Effectivement, c’est une problématique qu’il faut résoudre au plus vite mais, dans le cadre d’une approche globale, intégrée, durable et plus inclusive de la population concernée. Comment? Le CESE propose aux pouvoirs publics une vision consolidée par une batterie de recommandations pragmatiques pour l’accompagnement des colporteur(se)s, et particulièrement les femmes, vers des activités formelles et pour le développement économique des zones proches de Sebta et Melilia.
A cet égard, le CESE suggère la mise en place de deux produits labellisés "Intelaka" adressés spécialement aux personnes qui gagnaient leur vie en exerçant le métier de colporteur. Le premier encourage l’auto-entrepreneuriat à travers un package offrant une formation accélérée de reconversion, un appui financier à taux très réduit et garanti par l’Etat, et un accompagnement en conseil et mentorat. Le deuxième produit vise le salariat via une formation accélérée de reconversion, ainsi qu’un service de recherche d’emploi à travers l’Anapec. Le CESE préconise, par ailleurs, de miser sur les activités de l’économie sociale et solidaire (ESS) autour des deux présides en multipliant les coopératives, en particulier féminines, dans le domaine agricole, les produits de terroir et l’artisanat. Nous recommandons aussi de prévoir un mécanisme de protection sociale, sous forme de transferts monétaires mensuels ciblés, pour les personnes qui travaillaient en tant que colporteuses, mais qui actuellement, ne sont plus en âge ou dans la capacité de travailler.

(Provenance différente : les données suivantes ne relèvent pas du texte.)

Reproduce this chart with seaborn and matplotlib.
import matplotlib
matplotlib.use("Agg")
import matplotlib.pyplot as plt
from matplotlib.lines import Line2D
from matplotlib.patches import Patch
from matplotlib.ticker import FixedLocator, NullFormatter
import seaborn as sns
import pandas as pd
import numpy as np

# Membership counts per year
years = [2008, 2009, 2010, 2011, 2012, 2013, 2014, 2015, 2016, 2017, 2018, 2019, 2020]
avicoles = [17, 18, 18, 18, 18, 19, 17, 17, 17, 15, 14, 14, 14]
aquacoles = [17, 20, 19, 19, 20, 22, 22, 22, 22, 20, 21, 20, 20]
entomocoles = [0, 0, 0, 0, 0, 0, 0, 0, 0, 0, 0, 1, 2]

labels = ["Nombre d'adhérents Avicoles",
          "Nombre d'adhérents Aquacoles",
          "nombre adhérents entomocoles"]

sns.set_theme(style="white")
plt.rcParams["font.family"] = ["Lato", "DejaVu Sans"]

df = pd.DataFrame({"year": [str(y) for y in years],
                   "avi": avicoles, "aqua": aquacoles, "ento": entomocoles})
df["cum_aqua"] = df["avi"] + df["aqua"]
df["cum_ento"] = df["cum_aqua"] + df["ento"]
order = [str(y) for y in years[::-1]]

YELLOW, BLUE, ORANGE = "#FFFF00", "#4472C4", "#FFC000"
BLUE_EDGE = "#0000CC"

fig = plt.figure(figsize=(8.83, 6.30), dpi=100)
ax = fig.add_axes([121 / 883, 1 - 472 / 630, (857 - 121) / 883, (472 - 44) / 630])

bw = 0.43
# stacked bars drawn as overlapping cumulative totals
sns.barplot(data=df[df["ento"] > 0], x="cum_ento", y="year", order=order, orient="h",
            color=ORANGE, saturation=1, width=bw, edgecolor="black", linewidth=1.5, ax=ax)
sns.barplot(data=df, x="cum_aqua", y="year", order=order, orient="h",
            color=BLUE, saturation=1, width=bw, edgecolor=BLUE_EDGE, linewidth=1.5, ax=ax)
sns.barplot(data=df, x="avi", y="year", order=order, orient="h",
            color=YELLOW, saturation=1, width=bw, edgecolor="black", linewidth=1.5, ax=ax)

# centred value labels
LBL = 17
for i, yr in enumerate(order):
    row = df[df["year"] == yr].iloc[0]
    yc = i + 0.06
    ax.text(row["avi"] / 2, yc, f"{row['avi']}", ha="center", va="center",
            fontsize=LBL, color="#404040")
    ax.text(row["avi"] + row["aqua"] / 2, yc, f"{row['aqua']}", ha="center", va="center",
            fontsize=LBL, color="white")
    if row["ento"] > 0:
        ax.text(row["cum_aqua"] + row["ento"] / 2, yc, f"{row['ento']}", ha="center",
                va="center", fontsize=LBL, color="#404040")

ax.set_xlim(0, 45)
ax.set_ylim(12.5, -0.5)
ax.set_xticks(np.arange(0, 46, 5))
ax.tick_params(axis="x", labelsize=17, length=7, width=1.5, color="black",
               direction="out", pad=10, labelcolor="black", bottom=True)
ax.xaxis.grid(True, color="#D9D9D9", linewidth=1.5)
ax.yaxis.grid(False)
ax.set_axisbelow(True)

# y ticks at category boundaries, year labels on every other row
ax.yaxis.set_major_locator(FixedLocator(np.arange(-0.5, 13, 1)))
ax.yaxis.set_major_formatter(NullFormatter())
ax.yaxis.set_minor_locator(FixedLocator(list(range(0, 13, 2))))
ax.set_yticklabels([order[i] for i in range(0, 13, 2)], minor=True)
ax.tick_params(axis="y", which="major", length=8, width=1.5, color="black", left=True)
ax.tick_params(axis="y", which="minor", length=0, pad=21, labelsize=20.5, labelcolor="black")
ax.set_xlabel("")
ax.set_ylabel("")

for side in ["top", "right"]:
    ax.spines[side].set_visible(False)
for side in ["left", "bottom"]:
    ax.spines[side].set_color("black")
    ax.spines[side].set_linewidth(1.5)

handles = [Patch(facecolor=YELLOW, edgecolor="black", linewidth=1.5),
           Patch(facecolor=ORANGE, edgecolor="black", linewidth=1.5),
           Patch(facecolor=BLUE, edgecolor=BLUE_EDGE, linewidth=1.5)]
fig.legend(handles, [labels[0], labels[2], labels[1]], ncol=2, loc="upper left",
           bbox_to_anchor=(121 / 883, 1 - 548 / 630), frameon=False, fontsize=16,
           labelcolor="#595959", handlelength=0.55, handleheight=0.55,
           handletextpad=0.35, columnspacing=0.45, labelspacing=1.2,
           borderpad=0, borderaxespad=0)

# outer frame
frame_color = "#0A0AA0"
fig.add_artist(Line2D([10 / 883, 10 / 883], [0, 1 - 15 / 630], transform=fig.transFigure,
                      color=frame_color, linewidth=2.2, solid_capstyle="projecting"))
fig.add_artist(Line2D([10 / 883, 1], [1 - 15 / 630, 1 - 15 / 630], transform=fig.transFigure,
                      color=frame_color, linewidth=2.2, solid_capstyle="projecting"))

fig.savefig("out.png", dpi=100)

-Parmi ses recommandations, le CESE appelle à la mise en place d’un modèle économique spécifique à cette région. Pouvez-vous nous donner plus de détails sur ce modèle?
Cette ambition passe nécessairement par une stratégie de reconversion de l’écosystème de contrebande vers des activités formelles, et à travers des solutions appropriées à même d’offrir des alternatives viables aux populations locales dans les régions autour de Sebta et Melilia.
Il faut tout d'abord instaurer une nouvelle gouvernance par la mise en place d’une stratégie intégrée et la désignation d’une entité de pilotage responsable. La mise en œuvre et le suivi de la stratégie en question devront se faire dans une logique de concertation, de participation et de communication transparente, avec l’implication de la société civile, et une sensibilisation et un accompagnement des populations concernées des zones situées autour des deux présides. Cette stratégie s’articule autour de deux piliers essentiels.
Pour le premier pilier nous avons trois cibles principales, la première étant les colporteurs que nous avons déjà évoqués dans une question précédente. Pour la deuxième cible, ce sont les grands commerçants. Pour eux, il est nécessaire d’accélérer la mise en œuvre de la zone d’activité économique M’diq-Fnideq.
Et pour la troisième cible, il s’agit des investisseurs nationaux et étrangers. Le CESE préconise une batterie d’incitations pour les encourager à investir dans les régions de Sebta et de Melillia. L’extension des entreprises nationales (ouverture de filiales) dans les régions autour de Sebta et Melillia à travers des incitations fiscales et financières, facilitation au maximum des procédures administratives, des subventions sur le coût de transport de marchandises,... et enfin attirer les industriels étrangers vers les régions autour des deux présides: par l’activation de la diplomatie économique et la veille stratégique.
Le deuxième pilier de cette stratégie porte sur la promotion et le développement dans les régions concernées, notamment en créant un corridor industriel qui traverse la bande méditerranéenne du Royaume, sur l’axe logistique s’étendant de Tanger Med à Nador West Med et ce, en plus des investissements touristiques, tout au long du littoral nord du Royaume.